**STORED RECORDS**
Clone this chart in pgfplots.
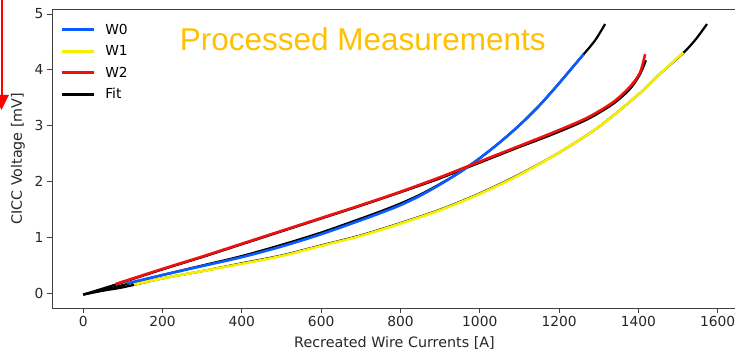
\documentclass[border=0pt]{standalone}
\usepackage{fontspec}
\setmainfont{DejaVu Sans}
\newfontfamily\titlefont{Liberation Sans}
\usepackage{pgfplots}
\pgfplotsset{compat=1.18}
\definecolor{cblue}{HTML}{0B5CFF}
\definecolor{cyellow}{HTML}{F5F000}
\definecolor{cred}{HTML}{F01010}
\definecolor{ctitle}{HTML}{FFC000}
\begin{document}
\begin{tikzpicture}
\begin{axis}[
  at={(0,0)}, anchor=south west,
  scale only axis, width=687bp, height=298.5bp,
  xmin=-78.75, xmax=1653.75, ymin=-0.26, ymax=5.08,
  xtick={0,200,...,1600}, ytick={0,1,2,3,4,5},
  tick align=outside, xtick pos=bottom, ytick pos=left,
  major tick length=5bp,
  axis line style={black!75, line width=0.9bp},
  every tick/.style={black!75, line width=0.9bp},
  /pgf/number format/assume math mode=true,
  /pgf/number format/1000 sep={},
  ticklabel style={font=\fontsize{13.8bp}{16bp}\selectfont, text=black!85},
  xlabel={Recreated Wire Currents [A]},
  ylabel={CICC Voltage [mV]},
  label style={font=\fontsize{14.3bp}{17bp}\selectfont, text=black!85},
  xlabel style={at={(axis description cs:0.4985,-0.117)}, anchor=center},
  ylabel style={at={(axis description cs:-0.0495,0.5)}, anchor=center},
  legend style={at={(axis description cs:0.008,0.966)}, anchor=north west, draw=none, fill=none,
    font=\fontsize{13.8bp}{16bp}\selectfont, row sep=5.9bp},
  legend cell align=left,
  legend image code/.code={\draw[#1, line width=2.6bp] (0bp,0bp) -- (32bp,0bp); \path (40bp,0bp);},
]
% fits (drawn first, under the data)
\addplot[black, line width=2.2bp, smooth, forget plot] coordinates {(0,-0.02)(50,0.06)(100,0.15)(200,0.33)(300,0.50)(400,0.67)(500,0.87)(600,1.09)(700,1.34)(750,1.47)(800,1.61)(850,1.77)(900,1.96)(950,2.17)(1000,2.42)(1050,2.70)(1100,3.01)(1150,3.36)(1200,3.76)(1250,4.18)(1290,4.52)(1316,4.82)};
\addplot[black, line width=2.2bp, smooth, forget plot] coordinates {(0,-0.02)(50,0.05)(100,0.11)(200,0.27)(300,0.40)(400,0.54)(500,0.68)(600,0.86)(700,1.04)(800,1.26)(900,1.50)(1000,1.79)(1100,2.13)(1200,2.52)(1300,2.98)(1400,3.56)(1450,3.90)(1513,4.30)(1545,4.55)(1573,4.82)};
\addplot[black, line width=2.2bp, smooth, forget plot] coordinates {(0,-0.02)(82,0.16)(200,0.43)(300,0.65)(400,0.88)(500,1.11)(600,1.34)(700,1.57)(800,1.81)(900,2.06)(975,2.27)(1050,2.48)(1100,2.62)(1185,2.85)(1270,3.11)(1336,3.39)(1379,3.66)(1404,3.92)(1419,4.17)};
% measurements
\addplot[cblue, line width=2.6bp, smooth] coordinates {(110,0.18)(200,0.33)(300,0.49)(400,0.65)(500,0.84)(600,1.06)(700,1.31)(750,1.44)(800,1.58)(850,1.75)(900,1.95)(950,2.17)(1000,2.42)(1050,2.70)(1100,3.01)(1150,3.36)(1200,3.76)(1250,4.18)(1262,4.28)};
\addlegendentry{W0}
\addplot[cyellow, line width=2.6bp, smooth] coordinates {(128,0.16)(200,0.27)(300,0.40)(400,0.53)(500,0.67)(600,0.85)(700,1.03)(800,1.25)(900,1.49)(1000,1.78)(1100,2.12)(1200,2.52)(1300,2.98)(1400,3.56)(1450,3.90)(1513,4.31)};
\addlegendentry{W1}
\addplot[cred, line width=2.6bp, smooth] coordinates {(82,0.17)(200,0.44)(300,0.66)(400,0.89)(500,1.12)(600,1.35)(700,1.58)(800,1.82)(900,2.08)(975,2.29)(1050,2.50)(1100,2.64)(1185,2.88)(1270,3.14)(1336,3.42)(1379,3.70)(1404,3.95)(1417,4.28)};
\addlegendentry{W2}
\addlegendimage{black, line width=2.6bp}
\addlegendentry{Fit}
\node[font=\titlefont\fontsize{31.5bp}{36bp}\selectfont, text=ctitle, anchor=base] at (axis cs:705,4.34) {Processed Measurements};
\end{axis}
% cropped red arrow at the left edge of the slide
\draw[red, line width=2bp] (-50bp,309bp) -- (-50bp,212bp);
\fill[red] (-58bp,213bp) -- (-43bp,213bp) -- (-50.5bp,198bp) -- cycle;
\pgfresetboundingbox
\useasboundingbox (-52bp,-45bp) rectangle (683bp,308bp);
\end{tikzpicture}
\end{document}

...

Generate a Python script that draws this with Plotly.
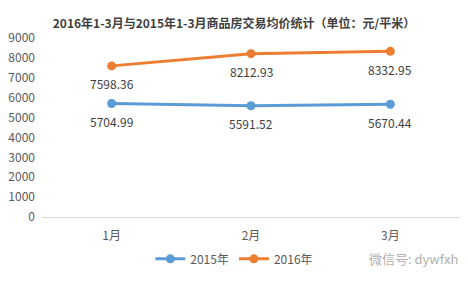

**GIVEN EXERCISE**
Look for lines containing the string "this" and copy them all.

**EXERCISE ANSWER**
Clone this chart in pgfplots.
Generate a Python script that draws this with Plotly.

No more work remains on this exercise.